O PMDB tem o maior número absoluto. Nove de seus 22 senadores (40,9% da bancada) serão alvo de inquérito, entre eles o presidente do Senado, Eunício Oliveira (CE), seu antecessor Renan Calheiros (AL) e o líder do governo, Romero Jucá (RR).

DEM e PSDB, contudo, são as siglas com o maior percentual de implicados. O DEM, que tem uma bancada menor, de apenas quatro senadores, tem metade deles - Agripino Maia (RN) e Maria do Carmo (SE) na lista. Já os tucanos contam com sete de seus 11 senadores em exercício (63,6% do total) entre os implicados. A conta não leva em consideração o caso de Aloysio Nunes Ferreira (PSDB-SP), senador licenciado que é o atual ministro de Relações Exteriores. Ele também está na lista.

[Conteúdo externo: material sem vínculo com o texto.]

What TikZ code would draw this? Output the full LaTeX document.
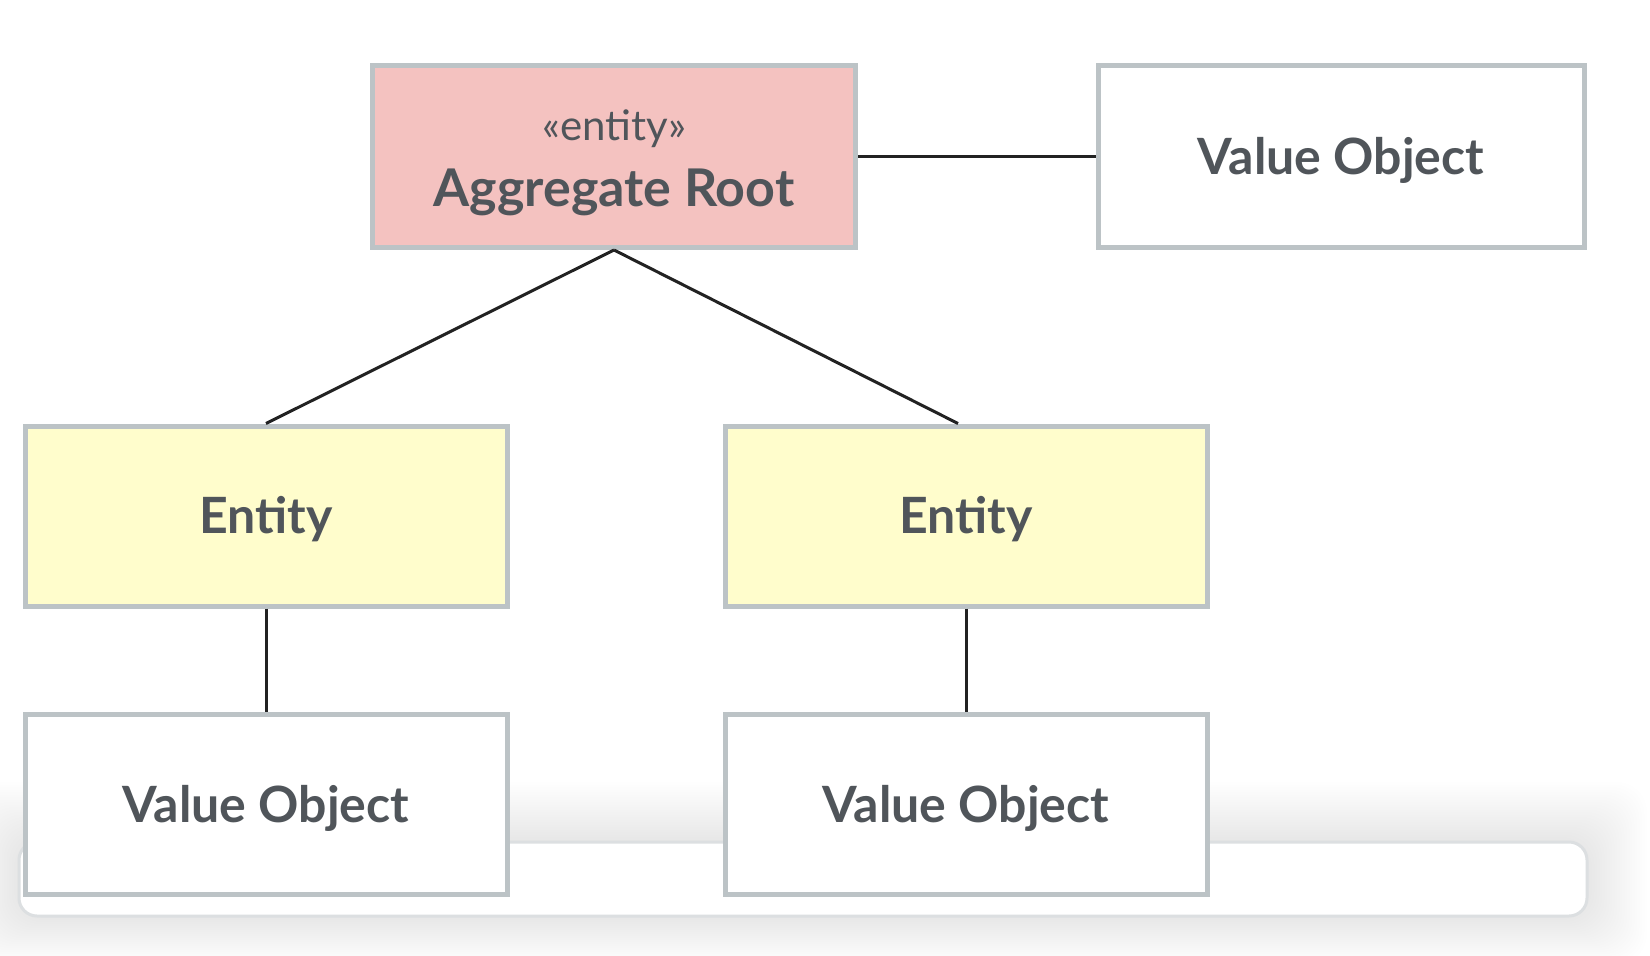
\documentclass[tikz,border=0pt]{standalone}
\usepackage{fontspec}
\setmainfont{Lato}
\definecolor{bordergray}{HTML}{BCC3C6}
\definecolor{pinkfill}{HTML}{F4C2C0}
\definecolor{yellowfill}{HTML}{FFFDCC}
\definecolor{textgray}{HTML}{50555A}
\definecolor{linedark}{HTML}{222222}
\definecolor{cardline}{HTML}{DCDFE1}
\tikzset{
  box/.style={draw=bordergray, line width=5pt, inner sep=0pt,
    minimum width=482pt, minimum height=180pt},
  boxtext/.style={text=textgray, font=\fontsize{50}{56}\selectfont\bfseries},
  rootbox/.style={box, fill=pinkfill},
  entbox/.style={box, fill=yellowfill},
  vobox/.style={box, fill=white},
  conn/.style={draw=linedark, line width=3pt},
}
\begin{document}
\begin{tikzpicture}[x=1pt,y=-1pt]
\useasboundingbox (0,0) rectangle (1650,956);
\fill[white] (0,0) rectangle (1650,956);
% soft shadow of the card
\foreach \i in {1,...,24}{
  \fill[black, opacity=0.0028, rounded corners=30pt]
    (19-\i*2.5, 842-\i*2.5) rectangle (1587+\i*2.5, 916+\i*2);
}
\draw[cardline, fill=white, line width=3pt, rounded corners=18pt]
  (19,842) rectangle (1587,916);
% nodes
\node[rootbox, minimum width=483pt, minimum height=182pt] (root) at (614,156.5) {};
\node[text=textgray, font=\fontsize{42}{46}\selectfont] (stereo) at (614,129) {«entity»};
\node[boxtext, font=\fontsize{52}{58}\selectfont\bfseries] (rootlabel) at (614,192) {Aggregate Root};
\node[vobox, minimum width=486pt, minimum height=182pt] (vo0) at (1341,156.5) {};
\node[boxtext] (vo0l) at (1341,160) {Value Object};
\node[entbox] (e1) at (266,516) {};
\node[boxtext] (e1l) at (266,519) {Entity};
\node[entbox] (e2) at (966,516) {};
\node[boxtext] (e2l) at (966,519) {Entity};
\node[vobox] (vo1) at (266,804.5) {};
\node[boxtext] (vo1l) at (266,808) {Value Object};
\node[vobox] (vo2) at (966,804.5) {};
\node[boxtext] (vo2l) at (966,808) {Value Object};
% connectors
\draw[conn] (root.east) -- (vo0.west);
\draw[conn] (root.south) -- (e1.north);
\draw[conn] (root.south) -- ([xshift=-8pt]e2.north);
\draw[conn] (e1.south) -- (vo1.north);
\draw[conn] (e2.south) -- (vo2.north);
\end{tikzpicture}
\end{document}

Os cálculos desconsideram casos como do PCdoB e do PTC, ambos com apenas um senador (Vanessa Grazziotin e Fernando Collor, respectivamente) e que são alvos de inquérito. No PT, quatro de seus 10 senadores estarão sob investigação. PP e PSB (2 cada) e PSD (1) completam a lista de senadores, com 29 nomes - ou seja, 35,8% dos 81 parlamentares que compõem o Senado Federal.

Na Câmara, a lista atingiu os líderes do PT, Carlos Zarattini (SP), e da oposição, Décio Lima (PT-SC), além de outros 42 deputados.